Given material ->
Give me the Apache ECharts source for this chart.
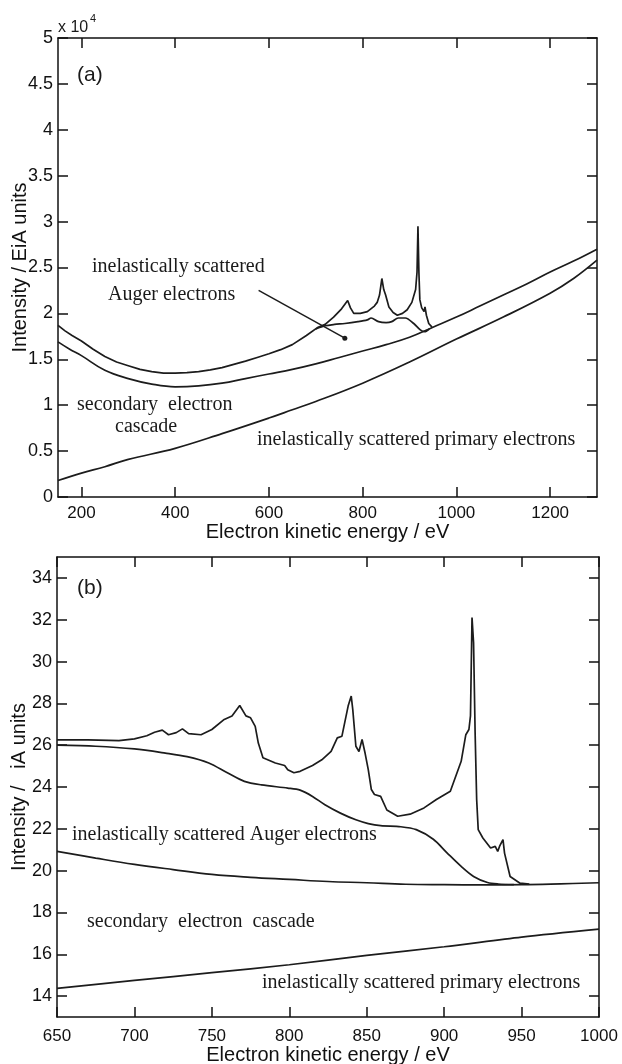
<!DOCTYPE html>
<html>
<head>
<meta charset="utf-8">
<script src="https://cdn.jsdelivr.net/npm/echarts@6/dist/echarts.min.js"></script>
<style>
html,body{margin:0;padding:0;background:#fff;}
#c{width:622px;height:1064px;}
</style>
</head>
<body>
<div id="c"></div>
<script>
// ---------- Panel (a) data: [kinetic energy eV, intensity x1e4] ----------
const aXTicks = [200, 400, 600, 800, 1000, 1200];
const aYTicks = [0, 0.5, 1, 1.5, 2, 2.5, 3, 3.5, 4, 4.5, 5];
const aPrimary = [[150,0.18],[200,0.26],[250,0.33],[300,0.41],[400,0.53],[500,0.69],[600,0.86],[650,0.95],[700,1.04],[800,1.24],[900,1.47],[1000,1.72],[1100,1.96],[1200,2.22],[1250,2.38],[1300,2.58]];
const aSecondary = [[150,1.69],[175,1.61],[200,1.54],[250,1.38],[300,1.29],[350,1.23],[400,1.20],[450,1.21],[500,1.24],[550,1.29],[600,1.34],[650,1.39],[700,1.45],[750,1.52],[800,1.59],[850,1.66],[900,1.74],[950,1.85],[1000,1.96],[1050,2.08],[1100,2.20],[1150,2.32],[1200,2.45],[1250,2.57],[1300,2.70]];
const aTotal = [[150,1.87],[165,1.81],[180,1.76],[200,1.70],[225,1.61],[250,1.53],[275,1.47],[300,1.43],[325,1.39],[350,1.365],[375,1.35],[400,1.35],[425,1.355],[450,1.365],[475,1.385],[500,1.41],[525,1.445],[550,1.48],[575,1.52],[600,1.56],[625,1.605],[650,1.66],[680,1.76],[705,1.85],[720,1.88],[738,1.96],[755,2.05],[768,2.14],[774,2.06],[781,2.00],[795,2.00],[810,2.02],[825,2.08],[831,2.12],[836,2.20],[841,2.38],[845,2.26],[849,2.20],[856,2.07],[865,2.01],[874,1.98],[885,2.00],[895,2.04],[905,2.12],[913,2.26],[916,2.45],[918,2.95],[920,2.45],[922,2.15],[926,2.06],[931,2.02],[933,2.07],[936,1.98],[941,1.89],[948,1.85]];
const aAugerBg = [[700,1.83],[720,1.865],[740,1.88],[762,1.89],[790,1.91],[810,1.93],[818,1.95],[834,1.91],[850,1.90],[862,1.91],[876,1.95],[891,1.95],[909,1.89],[923,1.82],[932,1.80],[942,1.83]];
const aPointer = [[578,2.25],[762,1.73]];

// ---------- Panel (b) data: [kinetic energy eV, intensity iA units] ----------
const bXTicks = [650, 700, 750, 800, 850, 900, 950, 1000];
const bYTicks = [14, 16, 18, 20, 22, 24, 26, 28, 30, 32, 34];
const bPrimary = [[650,14.37],[700,14.75],[750,15.12],[800,15.50],[850,15.95],[900,16.36],[950,16.82],[1000,17.20]];
const bSecondary = [[650,20.92],[675,20.60],[700,20.30],[725,20.05],[750,19.82],[775,19.68],[800,19.58],[825,19.48],[850,19.42],[875,19.35],[900,19.33],[925,19.32],[950,19.33],[975,19.37],[1000,19.42]];
const bAugerBg = [[650,26.00],[675,25.95],[700,25.82],[720,25.62],[734,25.45],[748,25.15],[760,24.68],[771,24.27],[782,24.10],[799,23.95],[807,23.85],[815,23.55],[823,23.15],[833,22.75],[843,22.43],[851,22.25],[859,22.15],[872,22.10],[882,21.96],[893,21.50],[902,20.84],[911,20.20],[919,19.72],[928,19.43],[935,19.36],[945,19.33]];
const bTotal = [[650,26.25],[670,26.25],[690,26.22],[700,26.30],[708,26.45],[713,26.62],[718,26.72],[722,26.50],[727,26.60],[731,26.78],[735,26.55],[743,26.50],[750,26.75],[758,27.23],[763,27.40],[768,27.90],[772,27.40],[775,27.31],[778,26.90],[780,26.10],[783,25.40],[791,25.15],[797,25.03],[799,24.83],[803,24.68],[807,24.75],[815,25.03],[821,25.30],[827,25.70],[831,26.35],[834,26.43],[838,27.87],[840,28.35],[841,27.70],[843,25.95],[845,25.70],[847,26.27],[849,25.60],[851,24.83],[853,23.88],[855,23.64],[859,23.55],[863,22.90],[870,22.60],[878,22.70],[887,23.00],[895,23.40],[904,23.80],[911,25.23],[914,26.50],[916,26.75],[917,27.40],[918,32.10],[919,30.90],[920,26.60],[921,23.40],[922,21.96],[925,21.56],[930,21.08],[933,21.16],[934.6,20.92],[936,21.20],[938,21.48],[939,20.84],[942.6,19.72],[949,19.40],[955,19.36]];

const LINE = '#1c1c1c';
const SANS = '"Liberation Sans", Arial, sans-serif';
const SERIF = '"Liberation Serif", "Times New Roman", serif';
const plain = v => String(v);

function xAx(grid, min, max, ticks, pos, show, nameGap, labelMargin) {
  return {
    type: 'value', gridIndex: grid, min: min, max: max, position: pos,
    name: show ? 'Electron kinetic energy / eV' : '', nameLocation: 'middle', nameGap: nameGap,
    nameTextStyle: {fontFamily: SANS, fontSize: 20, color: '#111'},
    axisLine: {show: true, onZero: false, lineStyle: {color: '#111', width: 1.5}},
    axisTick: {show: true, inside: true, length: 10, customValues: ticks, lineStyle: {color: '#111', width: 1.5}},
    axisLabel: {show: show, customValues: ticks, formatter: plain, margin: labelMargin, fontFamily: SANS, fontSize: 17, color: '#111'},
    splitLine: {show: false}
  };
}
function yAx(grid, min, max, ticks, pos, show, name) {
  return {
    type: 'value', gridIndex: grid, min: min, max: max, position: pos,
    name: show ? name : '', nameLocation: 'middle', nameGap: 28, nameMoveOverlap: false,
    nameTextStyle: {fontFamily: SANS, fontSize: 20, color: '#111'},
    axisLine: {show: true, onZero: false, lineStyle: {color: '#111', width: 1.5}},
    axisTick: {show: true, inside: true, length: 10, customValues: ticks, lineStyle: {color: '#111', width: 1.5}},
    axisLabel: {show: show, customValues: ticks, formatter: plain, margin: 5, fontFamily: SANS, fontSize: 18, color: '#111'},
    splitLine: {show: false}
  };
}
function ln(xi, yi, data, smooth) {
  return {type: 'line', xAxisIndex: xi, yAxisIndex: yi, data: data, showSymbol: false, symbol: 'none',
    smooth: smooth, lineStyle: {color: LINE, width: 1.7}, silent: true, animation: false, z: 3};
}
function txt(x, y, s, font, align) {
  return {type: 'text', x: x, y: y, silent: true,
    style: {text: s, font: font, fill: '#1a1a1a', textAlign: align || 'left', textVerticalAlign: 'middle'}};
}

const chart = echarts.init(document.getElementById('c'), null, {renderer: 'canvas'});
const F = '20px ' + SERIF;
chart.setOption({
  backgroundColor: '#fff',
  animation: false,
  grid: [
    {left: 58, top: 38, width: 539, height: 459, containLabel: false, outerBoundsMode: 'none'},
    {left: 57, top: 557, width: 542, height: 460, containLabel: false, outerBoundsMode: 'none'}
  ],
  xAxis: [
    xAx(0, 150, 1300, aXTicks, 'bottom', true, 24, 8),
    xAx(0, 150, 1300, aXTicks, 'top', false, 0, 8),
    xAx(1, 650, 1000, bXTicks, 'bottom', true, 27, 11),
    xAx(1, 650, 1000, bXTicks, 'top', false, 0, 8)
  ],
  yAxis: [
    yAx(0, 0, 5, aYTicks, 'left', true, 'Intensity / EiA units'),
    yAx(0, 0, 5, aYTicks, 'right', false, ''),
    yAx(1, 13, 35, bYTicks, 'left', true, 'Intensity /   iA units'),
    yAx(1, 13, 35, bYTicks, 'right', false, '')
  ],
  series: [
    ln(0, 0, aPrimary, 0.4),
    ln(0, 0, aSecondary, 0.4),
    ln(0, 0, aAugerBg, 0.3),
    ln(0, 0, aTotal, false),
    {type: 'line', xAxisIndex: 0, yAxisIndex: 0, silent: true, animation: false,
     data: [{value: aPointer[0], symbol: 'none'}, {value: aPointer[1], symbol: 'circle', symbolSize: 5}],
     showSymbol: true, lineStyle: {color: LINE, width: 1.5}, itemStyle: {color: LINE}},
    ln(2, 2, bPrimary, 0.3),
    ln(2, 2, bSecondary, 0.4),
    ln(2, 2, bAugerBg, 0.3),
    ln(2, 2, bTotal, false)
  ],
  graphic: [
    txt(58, 28, 'x 10', '16px ' + SANS),
    txt(90, 19, '4', '11px ' + SANS),
    txt(77, 75, '(a)', '21px ' + SANS),
    txt(77, 588, '(b)', '21px ' + SANS),
    txt(92, 267, 'inelastically scattered', F),
    txt(108, 295, 'Auger electrons', F),
    txt(77, 405, 'secondary  electron', F),
    txt(115, 427, 'cascade', F),
    txt(257, 440, 'inelastically scattered primary electrons', F),
    txt(72, 835, 'inelastically scattered Auger electrons', F),
    txt(87, 922, 'secondary  electron  cascade', F),
    txt(262, 983, 'inelastically scattered primary electrons', F)
  ]
});
</script>
</body>
</html>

Written task -> Repeat, exactly and in full, each line from the start of the data to the line that contains "const aPointer = [[578,2.25],[762,1.73]];". Pictures do not go in.

Exercise response ->
Give me the Apache ECharts source for this chart.
<!DOCTYPE html>
<html>
<head>
<meta charset="utf-8">
<script src="https://cdn.jsdelivr.net/npm/echarts@6/dist/echarts.min.js"></script>
<style>
html,body{margin:0;padding:0;background:#fff;}
#c{width:622px;height:1064px;}
</style>
</head>
<body>
<div id="c"></div>
<script>
// ---------- Panel (a) data: [kinetic energy eV, intensity x1e4] ----------
const aXTicks = [200, 400, 600, 800, 1000, 1200];
const aYTicks = [0, 0.5, 1, 1.5, 2, 2.5, 3, 3.5, 4, 4.5, 5];
const aPrimary = [[150,0.18],[200,0.26],[250,0.33],[300,0.41],[400,0.53],[500,0.69],[600,0.86],[650,0.95],[700,1.04],[800,1.24],[900,1.47],[1000,1.72],[1100,1.96],[1200,2.22],[1250,2.38],[1300,2.58]];
const aSecondary = [[150,1.69],[175,1.61],[200,1.54],[250,1.38],[300,1.29],[350,1.23],[400,1.20],[450,1.21],[500,1.24],[550,1.29],[600,1.34],[650,1.39],[700,1.45],[750,1.52],[800,1.59],[850,1.66],[900,1.74],[950,1.85],[1000,1.96],[1050,2.08],[1100,2.20],[1150,2.32],[1200,2.45],[1250,2.57],[1300,2.70]];
const aTotal = [[150,1.87],[165,1.81],[180,1.76],[200,1.70],[225,1.61],[250,1.53],[275,1.47],[300,1.43],[325,1.39],[350,1.365],[375,1.35],[400,1.35],[425,1.355],[450,1.365],[475,1.385],[500,1.41],[525,1.445],[550,1.48],[575,1.52],[600,1.56],[625,1.605],[650,1.66],[680,1.76],[705,1.85],[720,1.88],[738,1.96],[755,2.05],[768,2.14],[774,2.06],[781,2.00],[795,2.00],[810,2.02],[825,2.08],[831,2.12],[836,2.20],[841,2.38],[845,2.26],[849,2.20],[856,2.07],[865,2.01],[874,1.98],[885,2.00],[895,2.04],[905,2.12],[913,2.26],[916,2.45],[918,2.95],[920,2.45],[922,2.15],[926,2.06],[931,2.02],[933,2.07],[936,1.98],[941,1.89],[948,1.85]];
const aAugerBg = [[700,1.83],[720,1.865],[740,1.88],[762,1.89],[790,1.91],[810,1.93],[818,1.95],[834,1.91],[850,1.90],[862,1.91],[876,1.95],[891,1.95],[909,1.89],[923,1.82],[932,1.80],[942,1.83]];
const aPointer = [[578,2.25],[762,1.73]];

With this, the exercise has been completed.